The enhanced independence of the archives was designed to help further its institutional focus on measures for the proper conservation of historical materials.

==On-line access==
The National Archives website provides information about the archives and catalog data which allow the holdings to be searched online. The site offers English and Japanese versions; the holdings themselves are, of course, mainly in Japanese. The website facilitates access to brief descriptions and some images of documents, books, and cultural properties. The Digital Gallery may be searched using keywords or various categories, opening access to digitised images of scrolls; maps; photographs; drawings; posters; and documents. English summaries of publications from the National Archives (journal and annual report) are available for downloading from the site.

From April 2005, the digital archive system in this website has provided high-resolution pictures of a range of holdings, including the materials designated as Important Cultural Properties of Japan.
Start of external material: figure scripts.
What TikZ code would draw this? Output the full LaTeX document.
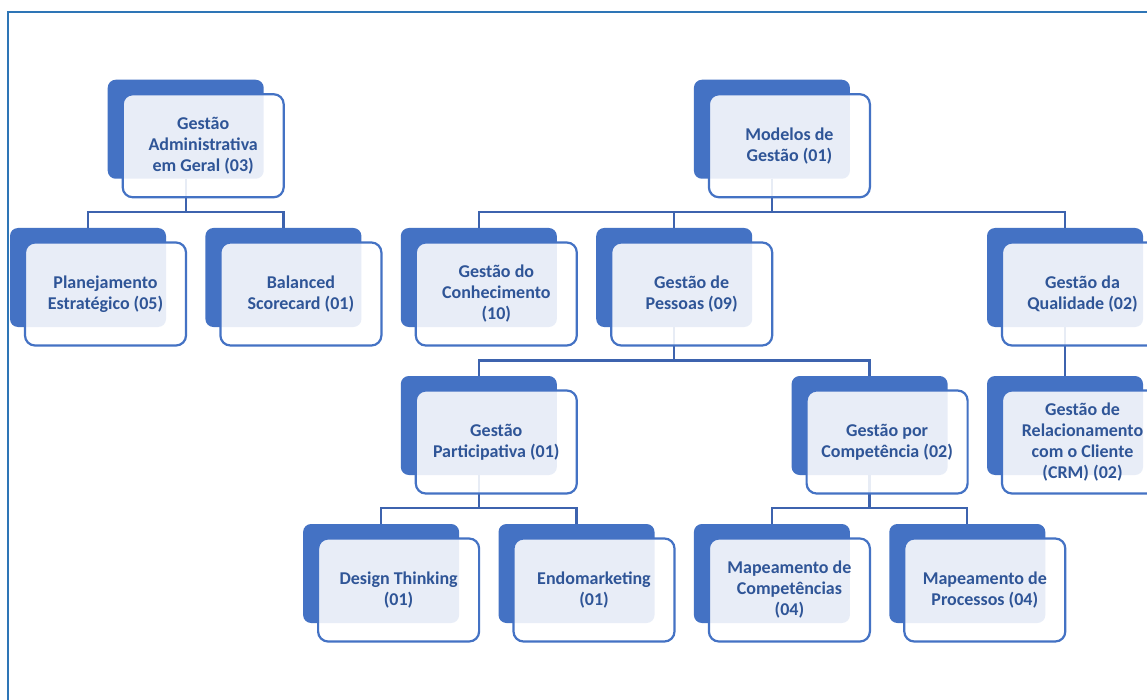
\documentclass[tikz,border=0pt]{standalone}
\usepackage{fontspec}
\setmainfont{Carlito}
\definecolor{accent}{HTML}{4472C4}
\definecolor{labelblue}{HTML}{2F5597}
\definecolor{linkblue}{HTML}{3D63AE}
\definecolor{frameblue}{HTML}{2E75B6}
\begin{document}
\begin{tikzpicture}[x=1pt,y=-1pt,
  back/.style={fill=accent, rounded corners=8pt, minimum width=156pt,
    minimum height=99pt, inner sep=0pt, outer sep=0pt},
  front/.style={draw=accent, line width=2.2pt, fill=white, fill opacity=0.88,
    text opacity=1, rounded corners=10pt, minimum width=161pt,
    minimum height=103pt, inner sep=0pt, outer sep=0pt, align=center,
    text=labelblue, font=\fontsize{18}{21}\selectfont\bfseries},
  link/.style={draw=linkblue, line width=2.3pt}]

% page area
\clip (0,0) rectangle (1147,700);
\fill[white] (0,0) rectangle (1147,700);
\draw[frameblue, line width=2pt] (7.5,720) -- (7.5,12) -- (1170,12);

% dark back panels
\node[back] (adm-b)  at (185.7,129.25) {};
\node[back] (mod-b)  at (771.9,129.25) {};
\node[back] (plan-b) at (88,277.5) {};
\node[back] (bal-b)  at (283.4,277.5) {};
\node[back] (con-b)  at (478.8,277.5) {};
\node[back] (pes-b)  at (674.2,277.5) {};
\node[back] (qual-b) at (1065,277.5) {};
\node[back] (part-b) at (478.8,425.5) {};
\node[back] (comp-b) at (869.6,425.5) {};
\node[back] (crm-b)  at (1065,425.5) {};
\node[back] (des-b)  at (381.1,573.5) {};
\node[back] (endo-b) at (576.5,573.5) {};
\node[back] (mapc-b) at (771.9,573.5) {};
\node[back] (mapp-b) at (967.3,573.5) {};

% hierarchy links
\draw[link] (adm-b.south) -- ++(0,33) -| (plan-b.north);
\draw[link] (adm-b.south) -- ++(0,33) -| (bal-b.north);
\draw[link] (mod-b.south) -- ++(0,33) -| (con-b.north);
\draw[link] (mod-b.south) -- ++(0,33) -| (pes-b.north);
\draw[link] (mod-b.south) -- ++(0,33) -| (qual-b.north);
\draw[link] (pes-b.south) -- ++(0,33.5) -| (part-b.north);
\draw[link] (pes-b.south) -- ++(0,33.5) -| (comp-b.north);
\draw[link] (qual-b.south) -- (crm-b.north);
\draw[link] (part-b.south) -- ++(0,33) -| (des-b.north);
\draw[link] (part-b.south) -- ++(0,33) -| (endo-b.north);
\draw[link] (comp-b.south) -- ++(0,33) -| (mapc-b.north);
\draw[link] (comp-b.south) -- ++(0,33) -| (mapp-b.north);

% translucent front cards with labels
\node[front] (adm)  at ([shift={(17.5,16.5)}]adm-b)  {Gestão\\Administrativa\\em Geral (03)};
\node[front] (mod)  at ([shift={(17.5,16.5)}]mod-b)  {Modelos de\\Gestão (01)};
\node[front] (plan) at ([shift={(17.5,16.5)}]plan-b) {Planejamento\\Estratégico (05)};
\node[front] (bal)  at ([shift={(17.5,16.5)}]bal-b)  {Balanced\\Scorecard (01)};
\node[front] (con)  at ([shift={(17.5,16.5)}]con-b)  {Gestão do\\Conhecimento\\(10)};
\node[front] (pes)  at ([shift={(17.5,16.5)}]pes-b)  {Gestão de\\Pessoas (09)};
\node[front] (qual) at ([shift={(17.5,16.5)}]qual-b) {Gestão da\\Qualidade (02)};
\node[front] (part) at ([shift={(17.5,16.5)}]part-b) {Gestão\\Participativa (01)};
\node[front] (comp) at ([shift={(17.5,16.5)}]comp-b) {Gestão por\\Competência (02)};
\node[front] (crm)  at ([shift={(17.5,16.5)}]crm-b)  {Gestão de\\Relacionamento\\com o Cliente\\(CRM) (02)};
\node[front] (des)  at ([shift={(17.5,16.5)}]des-b)  {Design Thinking\\(01)};
\node[front] (endo) at ([shift={(17.5,16.5)}]endo-b) {Endomarketing\\(01)};
\node[front] (mapc) at ([shift={(17.5,16.5)}]mapc-b) {Mapeamento de\\Competências\\(04)};
\node[front] (mapp) at ([shift={(17.5,16.5)}]mapp-b) {Mapeamento de\\Processos (04)};
\end{tikzpicture}
\end{document}
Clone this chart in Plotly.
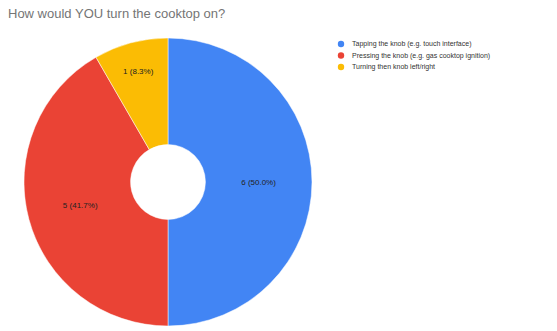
import plotly.graph_objects as go

labels = [
    "Tapping the knob (e.g. touch interface)",
    "Pressing the knob (e.g. gas cooktop ignition)",
    "Turning then knob left/right",
]
values = [6, 5, 1]
colors = ["#4285F4", "#EA4335", "#FBBC04"]

total = sum(values)
texts = [f"{v} ({v / total * 100:.1f}%)" for v in values]

W, H = 557, 331
FONT = "Arial, Liberation Sans"

fig = go.Figure(
    go.Pie(
        labels=labels,
        values=values,
        text=texts,
        textinfo="text",
        textposition="inside",
        insidetextorientation="horizontal",
        textfont=dict(family=FONT, size=8, color="#222222"),
        marker=dict(colors=colors, line=dict(color="white", width=0.5)),
        hole=0.26,
        sort=False,
        direction="clockwise",
        rotation=0,
        domain=dict(x=[24 / W, 312 / W], y=[1 - 326 / H, 1 - 38 / H]),
        hoverinfo="label+value+percent",
        showlegend=False,
    )
)

# Compact legend: coloured dot + label per slice
shapes, annotations = [], []
row0, step = 44, 11.5
for i, (lab, col) in enumerate(zip(labels, colors)):
    yc = row0 + i * step
    r = 3.2
    shapes.append(dict(
        type="circle", xref="paper", yref="paper",
        x0=(341 - r) / W, x1=(341 + r) / W,
        y0=1 - (yc + r) / H, y1=1 - (yc - r) / H,
        fillcolor=col, line=dict(width=0),
    ))
    annotations.append(dict(
        text=lab, xref="paper", yref="paper",
        x=350 / W, y=1 - yc / H, xanchor="left", yanchor="middle",
        showarrow=False, font=dict(family=FONT, size=7, color="#333333"),
    ))

fig.update_layout(
    width=W,
    height=H,
    margin=dict(l=0, r=0, t=0, b=0),
    paper_bgcolor="white",
    plot_bgcolor="white",
    showlegend=False,
    shapes=shapes,
    annotations=annotations,
    title=dict(
        text="How would YOU turn the cooktop on?",
        x=8 / W,
        xanchor="left",
        y=1 - 13 / H,
        yanchor="middle",
        font=dict(family=FONT, size=13, color="#757575"),
    ),
)

fig.write_html("out.html")
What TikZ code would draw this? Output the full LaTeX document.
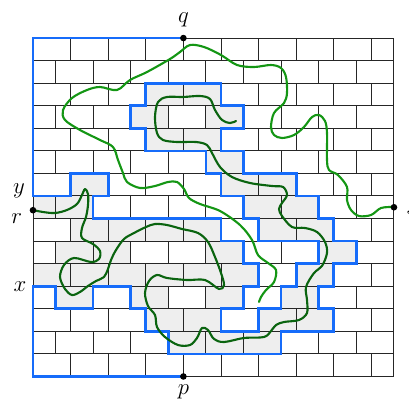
\documentclass[tikz,border=0pt]{standalone}
\usetikzlibrary{calc}
\definecolor{bndblue}{RGB}{22,108,250}
\definecolor{lgreen}{RGB}{20,150,20}
\definecolor{dgreen}{RGB}{10,100,15}
\definecolor{slabgrey}{RGB}{238,238,238}
\begin{document}
\begin{tikzpicture}[x=0.2cm, y=-0.6cm,
    joint/.style={draw=black!85, line width=0.75pt},
    slab/.style={fill=slabgrey},
    bound/.style={draw=bndblue, line width=2pt, line join=miter},
    walk/.style={line width=1.6pt, line cap=round, line join=round},
    pt/.style={circle, fill=black, inner sep=0pt, minimum size=5pt},
    lbl/.style={font=\fontsize{18}{20}\selectfont, inner sep=0pt},
]
\useasboundingbox (-4.388,-1.687) rectangle (50.0,16.04);
% grey bricks: row/left/right
\foreach \r/\a/\b in {2/15/25, 3/13/18, 3/23/28, 4/15/25, 5/23/28, 6/5/10,
    6/25/35, 7/0/8, 7/28/38, 8/5/25, 8/30/40, 9/3/13, 9/23/28, 9/38/43,
    10/0/30, 10/35/40, 11/3/8, 11/13/18, 11/23/28, 11/33/38, 12/15/25,
    12/30/40, 13/18/33}
  \fill[slab] (\a,\r) rectangle (\b,{\r+1});
% the wall
\foreach \r in {0,...,15}
  \draw[joint] (0,\r) -- (48,\r);
\draw[joint] (0,0) -- (0,15) (48,0) -- (48,15);
\foreach \r in {0,2,...,14}
  \foreach \x in {5,10,...,45}
    \draw[joint] (\x,\r) -- (\x,{\r+1});
\foreach \r in {1,3,...,13}
  \foreach \x in {3,8,...,43}
    \draw[joint] (\x,\r) -- (\x,{\r+1});
% boundary arc from q round to p
\draw[bound] (20,0) -- (0,0) -- (0,7) -- (5,7) -- (5,6) -- (10,6) -- (10,7)
  -- (8,7) -- (8,8) -- (25,8) -- (25,9) -- (28,9) -- (28,10) -- (30,10)
  -- (30,11) -- (28,11) -- (28,12) -- (25,12) -- (25,13) -- (30,13)
  -- (30,12) -- (33,12) -- (33,11) -- (35,11) -- (35,10) -- (38,10)
  -- (38,9) -- (30,9) -- (30,8) -- (28,8) -- (28,7) -- (25,7) -- (25,6)
  -- (23,6) -- (23,5) -- (15,5) -- (15,4) -- (13,4) -- (13,3) -- (15,3)
  -- (15,2) -- (25,2) -- (25,3) -- (28,3) -- (28,4) -- (25,4) -- (25,5)
  -- (28,5) -- (28,6) -- (35,6) -- (35,7) -- (38,7) -- (38,8) -- (40,8)
  -- (40,9) -- (43,9) -- (43,10) -- (40,10) -- (40,11) -- (38,11)
  -- (38,12) -- (40,12) -- (40,13) -- (33,13) -- (33,14) -- (18,14)
  -- (18,13) -- (15,13) -- (15,12) -- (13,12) -- (13,11) -- (8,11)
  -- (8,12) -- (3,12) -- (3,11) -- (0,11) -- (0,15) -- (20,15);
% the two paths, in pixel units
\begin{scope}[shift={(-4.388,-1.687)}, x=0.026596cm, y=-0.026596cm]
  \draw[walk, lgreen] plot[smooth, tension=0.55] coordinates {
    (393,207) (381,208) (371,215) (359,216) (351,210) (347,200) (347,187)
    (338,175) (329,170) (327,160) (327,133) (325,121) (319,115) (312,117)
    (304,127) (294,135) (282,138) (274,135) (271,127) (274,113) (284,103)
    (287,93) (286,77) (281,68) (271,65) (254,67) (237,65) (221,55) (204,47)
    (190,45) (180,52) (170,59) (147,72) (130,80) (117,90) (100,87) (87,90)
    (72,98) (63,110) (65,120) (80,130) (100,140) (113,147) (118,160)
    (123,173) (127,182) (140,188) (155,186) (168,182) (177,182) (184,189)
    (189,198) (200,204) (220,211) (240,225) (252,240) (258,255) (268,263)
    (276,270) (274,282) (266,290) (261,297) (259,302)};
  \draw[walk, dgreen] plot[smooth, tension=0.55] coordinates {
    (33,210) (43,212) (55,213) (67,210) (77,204) (82,195) (85,189) (88,194)
    (88,205) (86,217) (82,228) (82,238) (93,244) (100,251) (99,259) (91,262)
    (74,258) (64,265) (60,277) (65,289) (72,295) (80,292) (88,286) (96,281)
    (104,277) (108,269) (111,260) (116,250) (124,239) (134,233) (146,227)
    (155,224) (167,225) (182,229) (198,233) (208,242) (215,257) (221,273)
    (224,285) (219,289) (205,280) (187,280) (167,278) (157,275) (149,281)
    (145,293) (148,306) (155,315) (157,327) (165,337) (178,345) (190,345)
    (197,338) (202,328) (208,330) (214,339) (224,342) (244,338) (264,337)
    (271,331) (276,325) (284,322) (299,320) (307,313) (307,300) (306,287)
    (314,273) (322,266) (327,253) (325,242) (317,232) (305,228) (292,227)
    (282,216) (279,209) (282,203) (287,195) (283,187) (272,186) (250,183)
    (232,177) (220,167) (212,153) (207,145) (196,142) (177,142) (163,140)
    (157,133) (155,117) (158,102) (167,97) (183,97) (200,96) (210,99)
    (215,110) (222,120) (230,123) (236,121)};
\end{scope}
% marked points and labels
\coordinate (q) at (20,0);
\coordinate (p) at (20,15);
\coordinate (r) at (0,7.63);
\coordinate (s) at (48,7.5);
\foreach \c in {q,p,r,s}
  \node[pt] at (\c) {};
\node[lbl, anchor=base] (qlab) at (20,-0.71) {$q$};
\node[lbl, anchor=base] (plab) at (20,15.78) {$p$};
\node[lbl, anchor=base] (ylab) at (-1.86,6.9) {$y$};
\node[lbl, anchor=base] (rlab) at (-2.17,8.21) {$r$};
\node[lbl, anchor=base] (xlab) at (-1.73,11.23) {$x$};
\node[lbl, anchor=base west] (slab) at (49.6,7.8) {$s$};
\end{tikzpicture}
\end{document}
The collections in the National Archives provide tangible evidence of memory for individuals, communities, and the state; and the archives are integral in a process of defining memory institutionally within Japan's prevailing political systems and cultural norms.

The National Archives has evolved as a model for developing prefectural and municipal archival collections—some of which predate the establishment of the national institution. In these smaller institutions, similar activities of preservation, restoration, cataloging, microfilming and digitization are evolving. For example, the Digital Gallery includes digitized photos of the stack room for official documents in Shiga Prefecture in 1924. These images were appended to a report submitted by the prefectural governor to the chief of the cabinet secretariat in November of that year. Shiga's governor was describing the progress of work intended to modernize standards and procedures for compiling and storing of written records, which was expected to produce improved efficiencies in administrative services.